Ante la cuestión de qué es lo que cuenta como humano y las posibles respuestas que podemos dar frente a la distribución desigual de la protección, Judith Butler sostiene que el reconocimiento de nuestra común vulnerabilidad puede favorecer un encuentro ético, aunque no haya garantías de que ello ocurra. Pero cuando ocurre, muchas cosas pueden transformarse. Cuando nos reconocemos como constituidxs por otrxs, “podemos invocar un devenir, instigar una transformación, exigir un futuro siempre en relación con Otro” (Butler, 2006, p. 72). Si podemos dar lugar a la pregunta de por qué algunos dolores y algunas muertes no son parte de nuestra vida colectiva ya estamos provocando de alguna manera esa transformación y, en ese gesto, también se transforman la noción de lo público, los límites de la memoria y el sentido del duelo.

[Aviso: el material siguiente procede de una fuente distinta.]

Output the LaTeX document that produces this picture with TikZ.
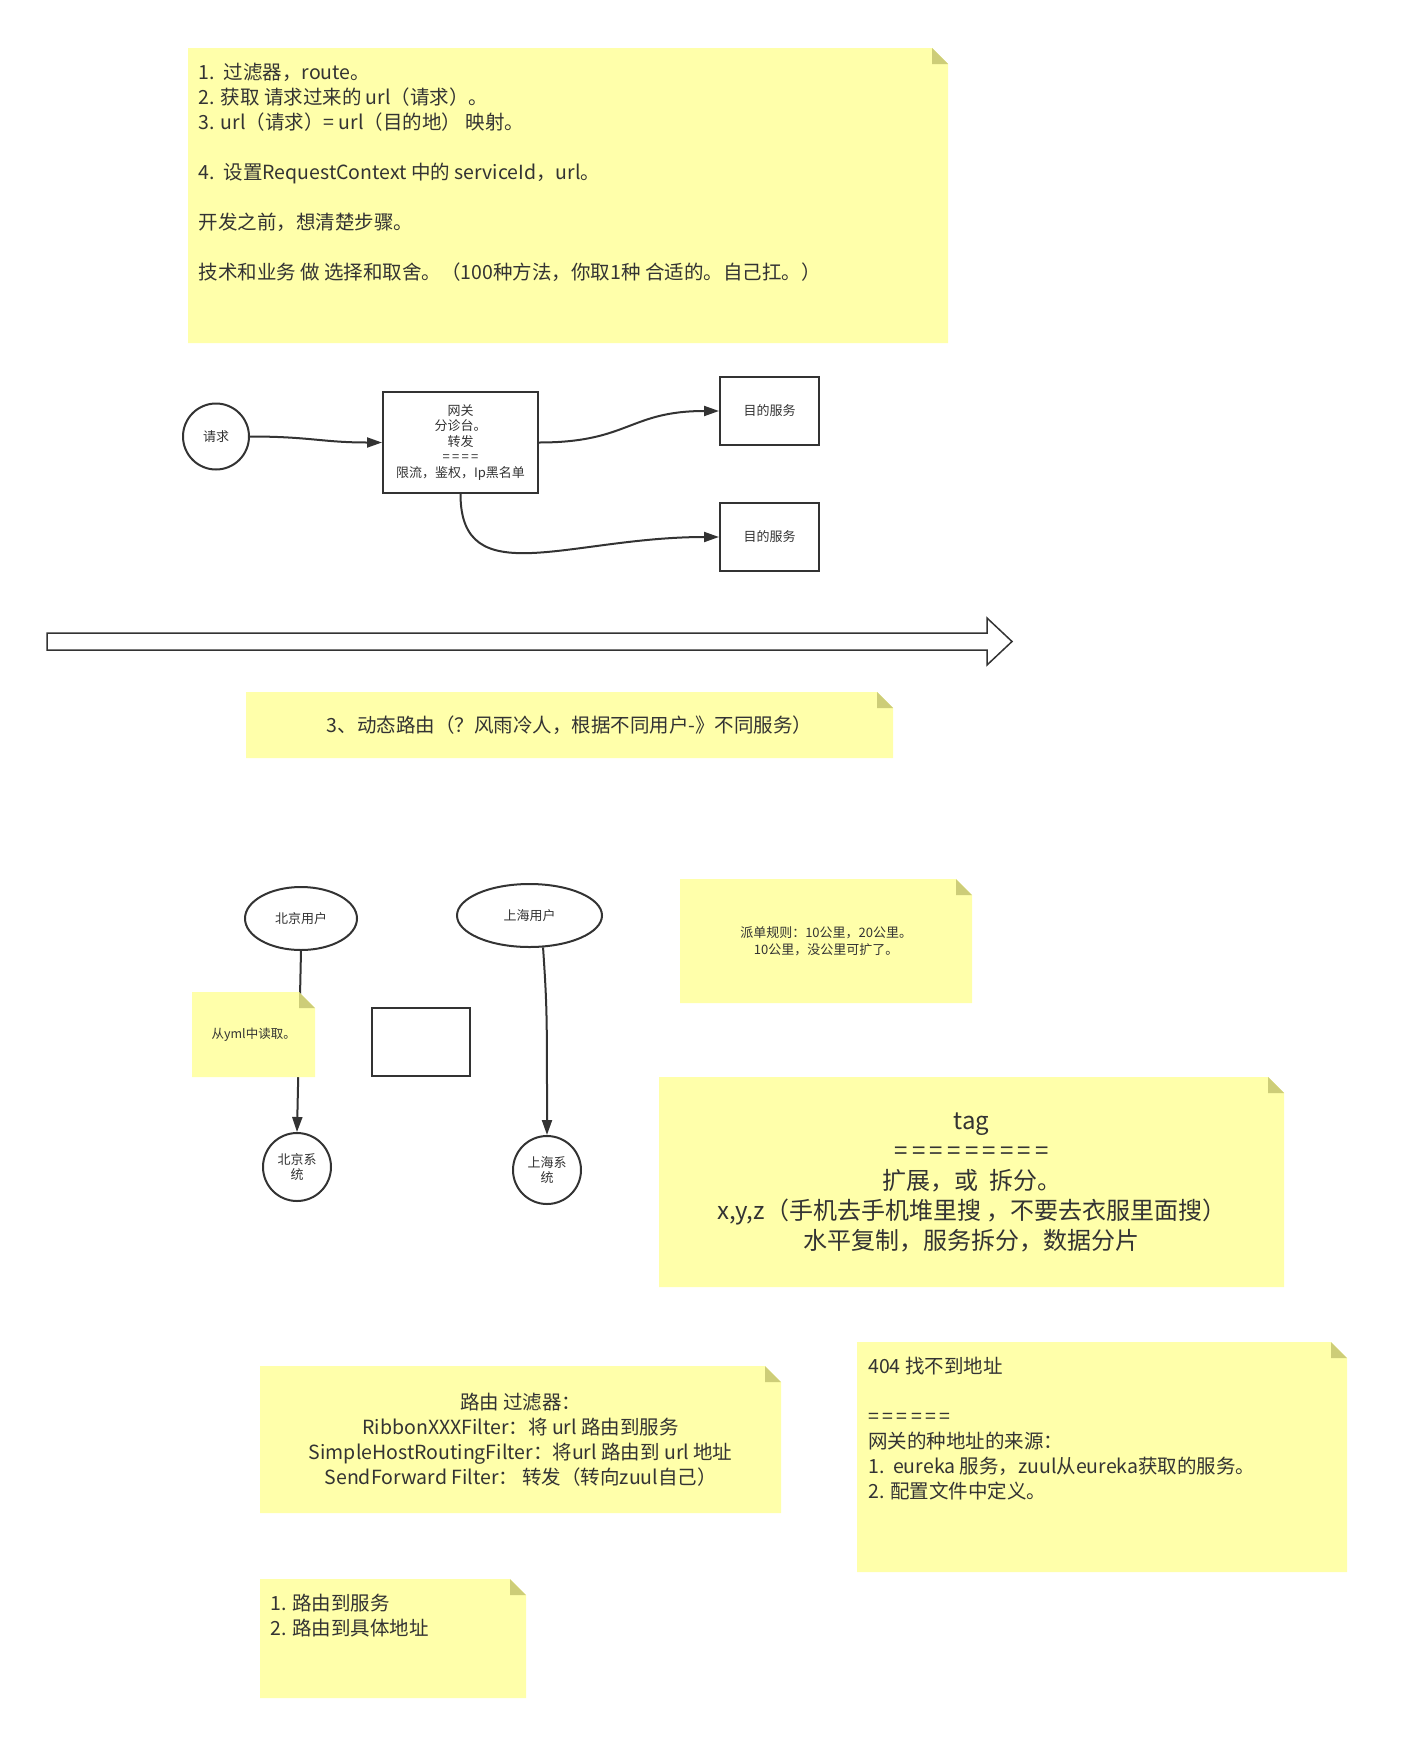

Si lo público funciona como escenificación de las muertes que quedan incluidas y excluidas de lo común, aquella pregunta puede provocar un efecto de amplificación de la memoria en tanto lxs muertxs que dejamos que nos hablen pueden ser más, y pueden decirnos más cosas acerca de lo que somos. El duelo será, entonces, no un trabajo doloroso que haya que atravesar para finalmente curar la herida de una ausencia, sino un trabajo preocupado por escuchar a lxs muertxs y darles lugar, en palabras de Vinciane Despret. Traer esxs muertxs al centro de la escena pública a través de las resonancias de sus descendencias, dejar que ellxs nos soliciten, que nos empujen con su vuelo a esa zona del relato donde nadie parecía estar destinadx a sobrevivir, como dice Ocean Vuong. Porque la memoria, así, puede convertirse en una segunda oportunidad.

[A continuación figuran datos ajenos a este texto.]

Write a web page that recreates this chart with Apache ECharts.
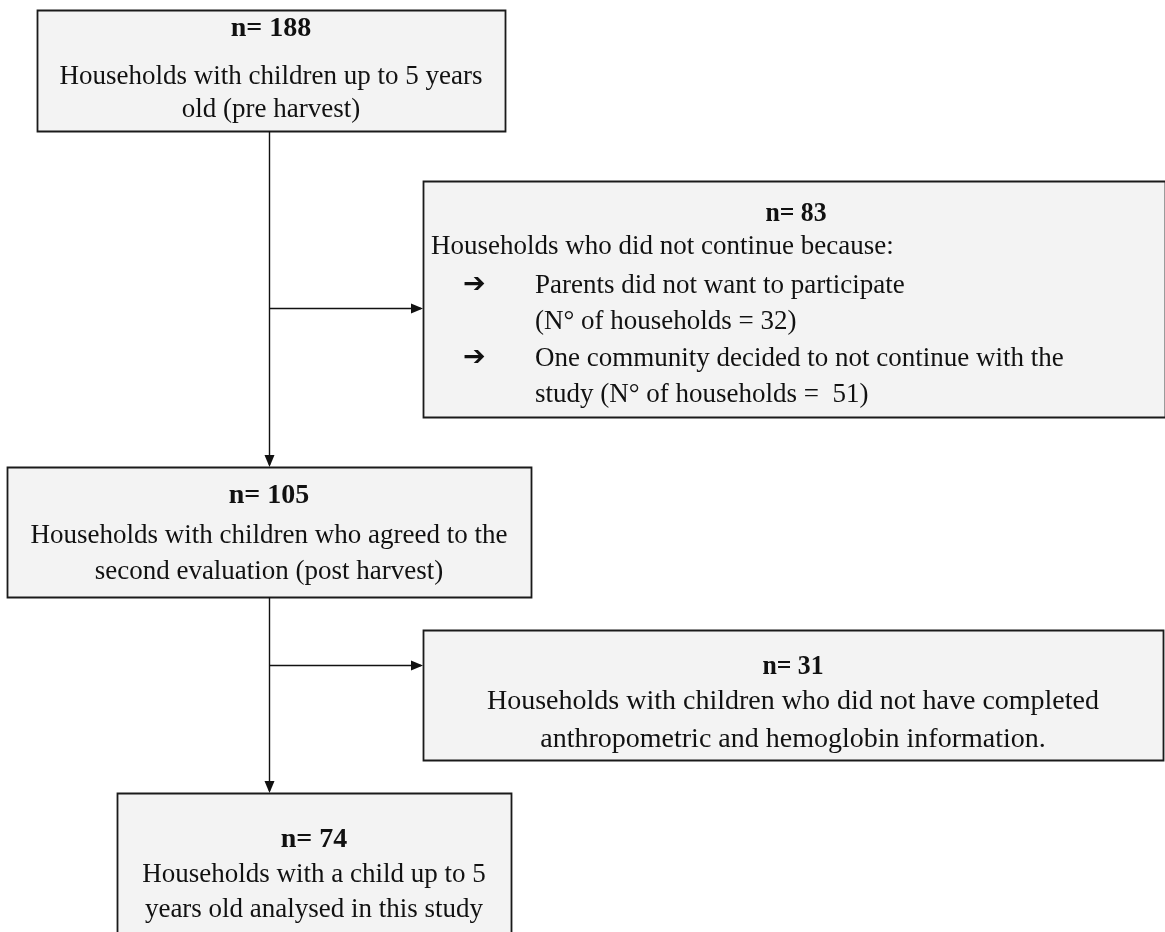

(*) Docente e investigadora de la Facultad de Ciencias Sociales (FCS) de la Universidad Nacional de Córdoba (UNC).
Bibliografía consultada
Butler, Judith (2006) Vida precaria. El poder del duelo y la violencia. Buenos Aires: Paidós.
Butler, Judith (2010) Marcos de guerra. Las vidas lloradas. México: Paidós.
Despret, Vianciane (2021) A la salud de los muertos. Relatos de quienes quedan. Buenos Aires: Cactus.
Fanon, Frantz (1973) Piel negra, máscaras blancas. Buenos Aires: Abraxas.
Ghigliotto, Galo (2019) El Museo de la Bruma. Santiago de Chile: Laurel.
Lof Lafken Winkul Mapu (2021), en Daniel Zenko (comp.) Reunión: Lof Lafken Winkul Mapu. Cuadernos de Lenguas Vivas. Buenos Aires: Biblioteca Nacional.
Mendoza, Felisa; López, Nancy, Miranda, María; López, Cristina; Martearena, Edith; Arias, Mónica; Valdez, Aida; Medina, Mónica; Plaza, Yoselina; Torres, Teresa (2020). Gritos de las madres del monte. Voces de mujeres en lucha. Tartagal: Fondo editorial ARETEDE.
Segato, Rita (2010) “Los cauces profundos de la raza latinoamericana: una relectura del mestizaje”, en Crítica y Emancipación, Año II, N° 3, pp. 11-44.
Soria, Sofía (2015) “Sujeto y alteridad. Problemas y desplazamientos desde una perspectiva decolonial”, en AAVV Sujeto. Una categoría en disputa. Adrogué: La Cebra.
Vuong, Ocean (2020) En la tierra somos fugazmente grandiosos. Barcelona: Anagrama.